The latest company to join the movement is Sky Agriculture of France, sister company to Sulky, both brands being owned by the Burel family.
At this year’s SIMA event, the company unveiled its latest machine to complement its min-till and direct drilling drills, the two implements it has focused on developing and perfecting over the past few years.
SIMA is an international exhibition of technologies and solutions for efficient and sustainable agriculture and took place in Paris, France last week (November 6-10).
Carrying on with the ethos of removing the plough from the tillage equation, it launched the Methys PCS, a cultivator it describes as a scalping screen rather than a tine harrow.
However, the implement is actually a form of spring tine harrow with the tines being designed to run at a depth of 40-50mm.
Scalp, not dig
The tine tips are of a broad ‘A’ pattern which can run as shallow as just 20mm if need be, or even possible on uneven stubble ground.
The purpose of the machine is not to just encourage the germination of weed seeds, but to also slice through the root systems of growing plants, including those of cover crops.
Bearing in mind that the tines do not incorporate the residue, they are well spaced to minimise the opportunity of stalks blocking the frame as it passes through the crop. Hence the reference to a screen rather than harrow.

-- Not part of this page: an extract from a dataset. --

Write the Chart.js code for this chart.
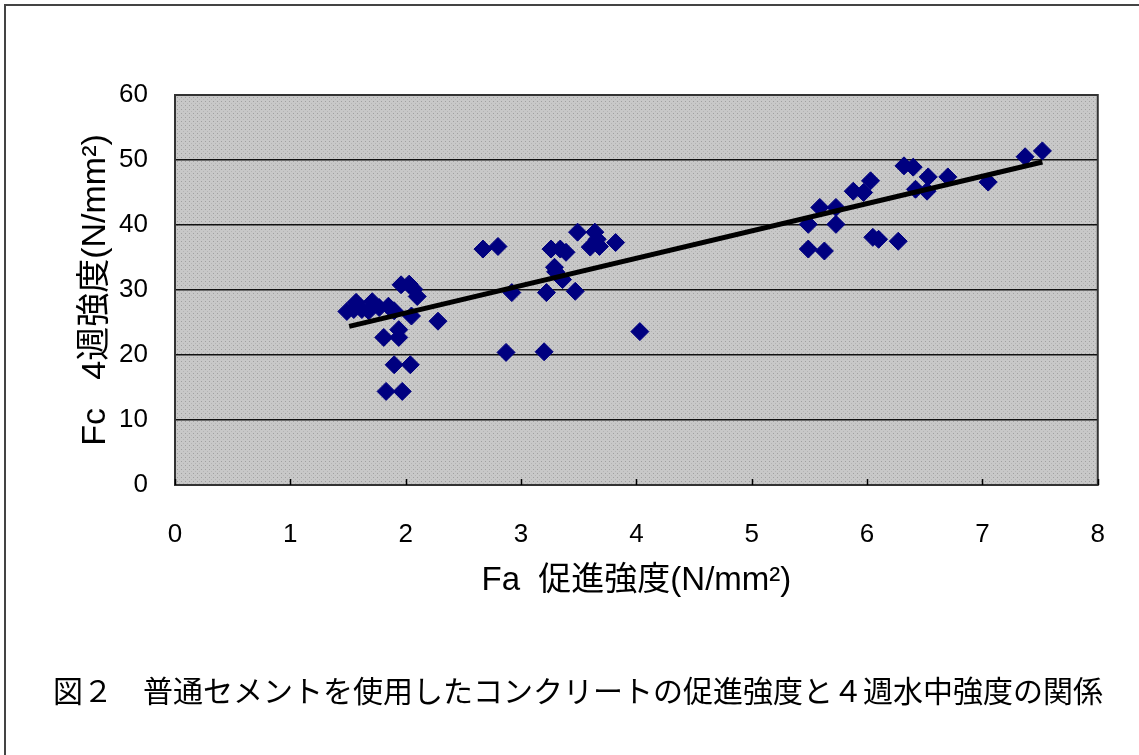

Cultivation without consolidation
The weight of the frame is taken by a series of wheels rather than resting on the tines themselves, soil penetration is not the ultimate aim of the tool so the working tips are carried above the soil rather than pushed into it.
There is also a tine placed behind each wheel so no part of the soil is left consolidated. Indeed, there are no roller attachments available as the aim is to leave an open surface that encourages chitting and decomposition.
As yet, there are no immediate plans to bring the implement into Ireland for next season, although developments in tillage methods may well see it arriving if the demand is perceived to be there.